Transcribe the full listing exactly, and drop every picture.

Supplied data »
----

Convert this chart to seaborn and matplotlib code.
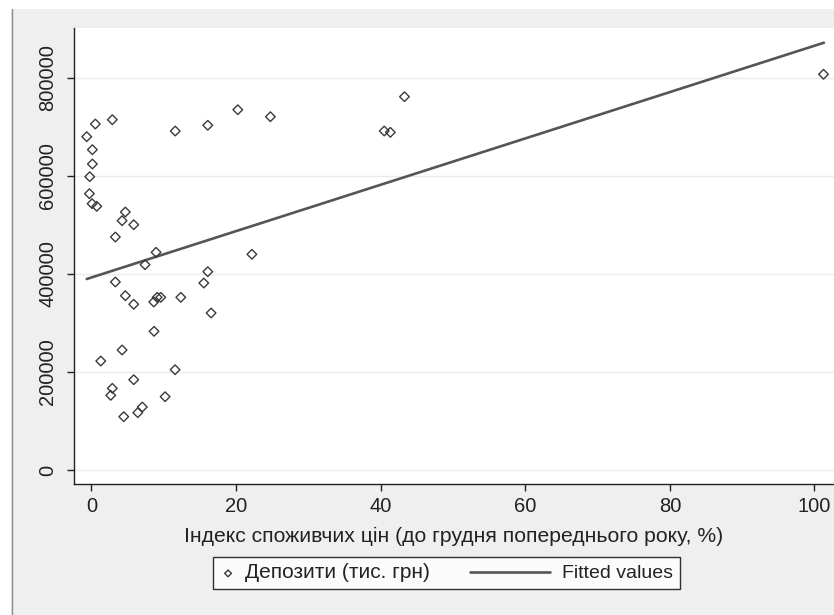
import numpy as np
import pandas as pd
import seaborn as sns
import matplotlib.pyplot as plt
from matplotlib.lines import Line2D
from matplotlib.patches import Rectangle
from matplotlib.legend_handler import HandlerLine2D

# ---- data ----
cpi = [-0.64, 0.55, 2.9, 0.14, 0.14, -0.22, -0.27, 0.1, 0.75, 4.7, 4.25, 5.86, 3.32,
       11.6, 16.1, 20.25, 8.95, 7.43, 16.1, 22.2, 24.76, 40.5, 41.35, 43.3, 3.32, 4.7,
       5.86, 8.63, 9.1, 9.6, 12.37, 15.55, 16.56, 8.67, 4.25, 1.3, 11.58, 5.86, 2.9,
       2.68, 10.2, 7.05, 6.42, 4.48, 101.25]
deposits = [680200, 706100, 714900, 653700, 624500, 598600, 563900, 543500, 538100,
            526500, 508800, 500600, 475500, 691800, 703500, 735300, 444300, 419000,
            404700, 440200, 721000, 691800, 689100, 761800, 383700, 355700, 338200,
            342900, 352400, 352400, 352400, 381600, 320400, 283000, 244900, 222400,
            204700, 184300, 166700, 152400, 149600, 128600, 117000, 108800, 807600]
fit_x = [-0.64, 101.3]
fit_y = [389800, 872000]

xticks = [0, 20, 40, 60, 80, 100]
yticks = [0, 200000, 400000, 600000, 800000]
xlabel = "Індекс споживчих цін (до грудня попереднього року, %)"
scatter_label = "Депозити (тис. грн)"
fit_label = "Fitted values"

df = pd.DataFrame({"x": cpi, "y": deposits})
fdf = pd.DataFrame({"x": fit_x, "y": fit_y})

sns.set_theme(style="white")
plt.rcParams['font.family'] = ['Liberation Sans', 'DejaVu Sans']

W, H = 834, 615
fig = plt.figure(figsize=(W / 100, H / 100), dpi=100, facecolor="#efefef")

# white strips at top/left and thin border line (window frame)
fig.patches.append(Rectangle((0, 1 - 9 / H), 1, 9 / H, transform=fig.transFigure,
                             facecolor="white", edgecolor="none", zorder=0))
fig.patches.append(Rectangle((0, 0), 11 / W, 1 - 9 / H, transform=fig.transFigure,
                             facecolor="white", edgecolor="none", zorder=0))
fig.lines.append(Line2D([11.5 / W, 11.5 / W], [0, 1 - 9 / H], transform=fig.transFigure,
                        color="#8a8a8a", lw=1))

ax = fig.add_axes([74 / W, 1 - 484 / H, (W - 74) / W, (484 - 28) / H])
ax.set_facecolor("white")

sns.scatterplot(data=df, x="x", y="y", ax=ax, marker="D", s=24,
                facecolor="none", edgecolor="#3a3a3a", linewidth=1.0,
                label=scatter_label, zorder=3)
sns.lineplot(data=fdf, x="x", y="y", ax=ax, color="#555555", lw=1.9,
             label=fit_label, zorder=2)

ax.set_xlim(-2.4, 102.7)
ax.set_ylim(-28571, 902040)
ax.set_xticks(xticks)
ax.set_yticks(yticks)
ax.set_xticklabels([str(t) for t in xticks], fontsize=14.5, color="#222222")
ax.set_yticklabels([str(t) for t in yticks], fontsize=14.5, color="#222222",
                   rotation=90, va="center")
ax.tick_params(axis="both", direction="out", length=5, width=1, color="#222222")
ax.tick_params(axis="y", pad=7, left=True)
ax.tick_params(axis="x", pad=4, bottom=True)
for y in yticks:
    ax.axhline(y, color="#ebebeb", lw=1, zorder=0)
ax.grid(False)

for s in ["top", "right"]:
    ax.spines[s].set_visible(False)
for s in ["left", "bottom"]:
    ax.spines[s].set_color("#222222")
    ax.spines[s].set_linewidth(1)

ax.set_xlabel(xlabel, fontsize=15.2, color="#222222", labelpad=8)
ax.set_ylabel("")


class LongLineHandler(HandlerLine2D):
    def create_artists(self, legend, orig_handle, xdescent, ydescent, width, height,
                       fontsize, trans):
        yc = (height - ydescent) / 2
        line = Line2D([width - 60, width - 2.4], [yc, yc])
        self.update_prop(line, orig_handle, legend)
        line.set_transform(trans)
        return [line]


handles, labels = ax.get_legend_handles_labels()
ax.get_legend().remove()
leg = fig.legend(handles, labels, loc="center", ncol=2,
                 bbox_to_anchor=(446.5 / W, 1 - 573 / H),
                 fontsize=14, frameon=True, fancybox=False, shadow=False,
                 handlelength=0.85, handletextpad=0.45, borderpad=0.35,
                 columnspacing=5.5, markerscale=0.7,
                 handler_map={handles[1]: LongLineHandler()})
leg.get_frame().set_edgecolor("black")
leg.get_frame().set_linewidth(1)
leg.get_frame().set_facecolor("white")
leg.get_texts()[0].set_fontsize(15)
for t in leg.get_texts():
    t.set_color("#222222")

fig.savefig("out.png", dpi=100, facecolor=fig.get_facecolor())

----

Result below »
Convert this chart to seaborn and matplotlib code.
import numpy as np
import pandas as pd
import seaborn as sns
import matplotlib.pyplot as plt
from matplotlib.lines import Line2D
from matplotlib.patches import Rectangle
from matplotlib.legend_handler import HandlerLine2D

# ---- data ----
cpi = [-0.64, 0.55, 2.9, 0.14, 0.14, -0.22, -0.27, 0.1, 0.75, 4.7, 4.25, 5.86, 3.32,
       11.6, 16.1, 20.25, 8.95, 7.43, 16.1, 22.2, 24.76, 40.5, 41.35, 43.3, 3.32, 4.7,
       5.86, 8.63, 9.1, 9.6, 12.37, 15.55, 16.56, 8.67, 4.25, 1.3, 11.58, 5.86, 2.9,
       2.68, 10.2, 7.05, 6.42, 4.48, 101.25]
deposits = [680200, 706100, 714900, 653700, 624500, 598600, 563900, 543500, 538100,
            526500, 508800, 500600, 475500, 691800, 703500, 735300, 444300, 419000,
            404700, 440200, 721000, 691800, 689100, 761800, 383700, 355700, 338200,
            342900, 352400, 352400, 352400, 381600, 320400, 283000, 244900, 222400,
            204700, 184300, 166700, 152400, 149600, 128600, 117000, 108800, 807600]
fit_x = [-0.64, 101.3]
fit_y = [389800, 872000]

xticks = [0, 20, 40, 60, 80, 100]
yticks = [0, 200000, 400000, 600000, 800000]
xlabel = "Індекс споживчих цін (до грудня попереднього року, %)"
scatter_label = "Депозити (тис. грн)"
fit_label = "Fitted values"

df = pd.DataFrame({"x": cpi, "y": deposits})
fdf = pd.DataFrame({"x": fit_x, "y": fit_y})

sns.set_theme(style="white")
plt.rcParams['font.family'] = ['Liberation Sans', 'DejaVu Sans']

W, H = 834, 615
fig = plt.figure(figsize=(W / 100, H / 100), dpi=100, facecolor="#efefef")

# white strips at top/left and thin border line (window frame)
fig.patches.append(Rectangle((0, 1 - 9 / H), 1, 9 / H, transform=fig.transFigure,
                             facecolor="white", edgecolor="none", zorder=0))
fig.patches.append(Rectangle((0, 0), 11 / W, 1 - 9 / H, transform=fig.transFigure,
                             facecolor="white", edgecolor="none", zorder=0))
fig.lines.append(Line2D([11.5 / W, 11.5 / W], [0, 1 - 9 / H], transform=fig.transFigure,
                        color="#8a8a8a", lw=1))

ax = fig.add_axes([74 / W, 1 - 484 / H, (W - 74) / W, (484 - 28) / H])
ax.set_facecolor("white")

sns.scatterplot(data=df, x="x", y="y", ax=ax, marker="D", s=24,
                facecolor="none", edgecolor="#3a3a3a", linewidth=1.0,
                label=scatter_label, zorder=3)
sns.lineplot(data=fdf, x="x", y="y", ax=ax, color="#555555", lw=1.9,
             label=fit_label, zorder=2)

ax.set_xlim(-2.4, 102.7)
ax.set_ylim(-28571, 902040)
ax.set_xticks(xticks)
ax.set_yticks(yticks)
ax.set_xticklabels([str(t) for t in xticks], fontsize=14.5, color="#222222")
ax.set_yticklabels([str(t) for t in yticks], fontsize=14.5, color="#222222",
                   rotation=90, va="center")
ax.tick_params(axis="both", direction="out", length=5, width=1, color="#222222")
ax.tick_params(axis="y", pad=7, left=True)
ax.tick_params(axis="x", pad=4, bottom=True)
for y in yticks:
    ax.axhline(y, color="#ebebeb", lw=1, zorder=0)
ax.grid(False)

for s in ["top", "right"]:
    ax.spines[s].set_visible(False)
for s in ["left", "bottom"]:
    ax.spines[s].set_color("#222222")
    ax.spines[s].set_linewidth(1)

ax.set_xlabel(xlabel, fontsize=15.2, color="#222222", labelpad=8)
ax.set_ylabel("")


class LongLineHandler(HandlerLine2D):
    def create_artists(self, legend, orig_handle, xdescent, ydescent, width, height,
                       fontsize, trans):
        yc = (height - ydescent) / 2
        line = Line2D([width - 60, width - 2.4], [yc, yc])
        self.update_prop(line, orig_handle, legend)
        line.set_transform(trans)
        return [line]


handles, labels = ax.get_legend_handles_labels()
ax.get_legend().remove()
leg = fig.legend(handles, labels, loc="center", ncol=2,
                 bbox_to_anchor=(446.5 / W, 1 - 573 / H),
                 fontsize=14, frameon=True, fancybox=False, shadow=False,
                 handlelength=0.85, handletextpad=0.45, borderpad=0.35,
                 columnspacing=5.5, markerscale=0.7,
                 handler_map={handles[1]: LongLineHandler()})
leg.get_frame().set_edgecolor("black")
leg.get_frame().set_linewidth(1)
leg.get_frame().set_facecolor("white")
leg.get_texts()[0].set_fontsize(15)
for t in leg.get_texts():
    t.set_color("#222222")

fig.savefig("out.png", dpi=100, facecolor=fig.get_facecolor())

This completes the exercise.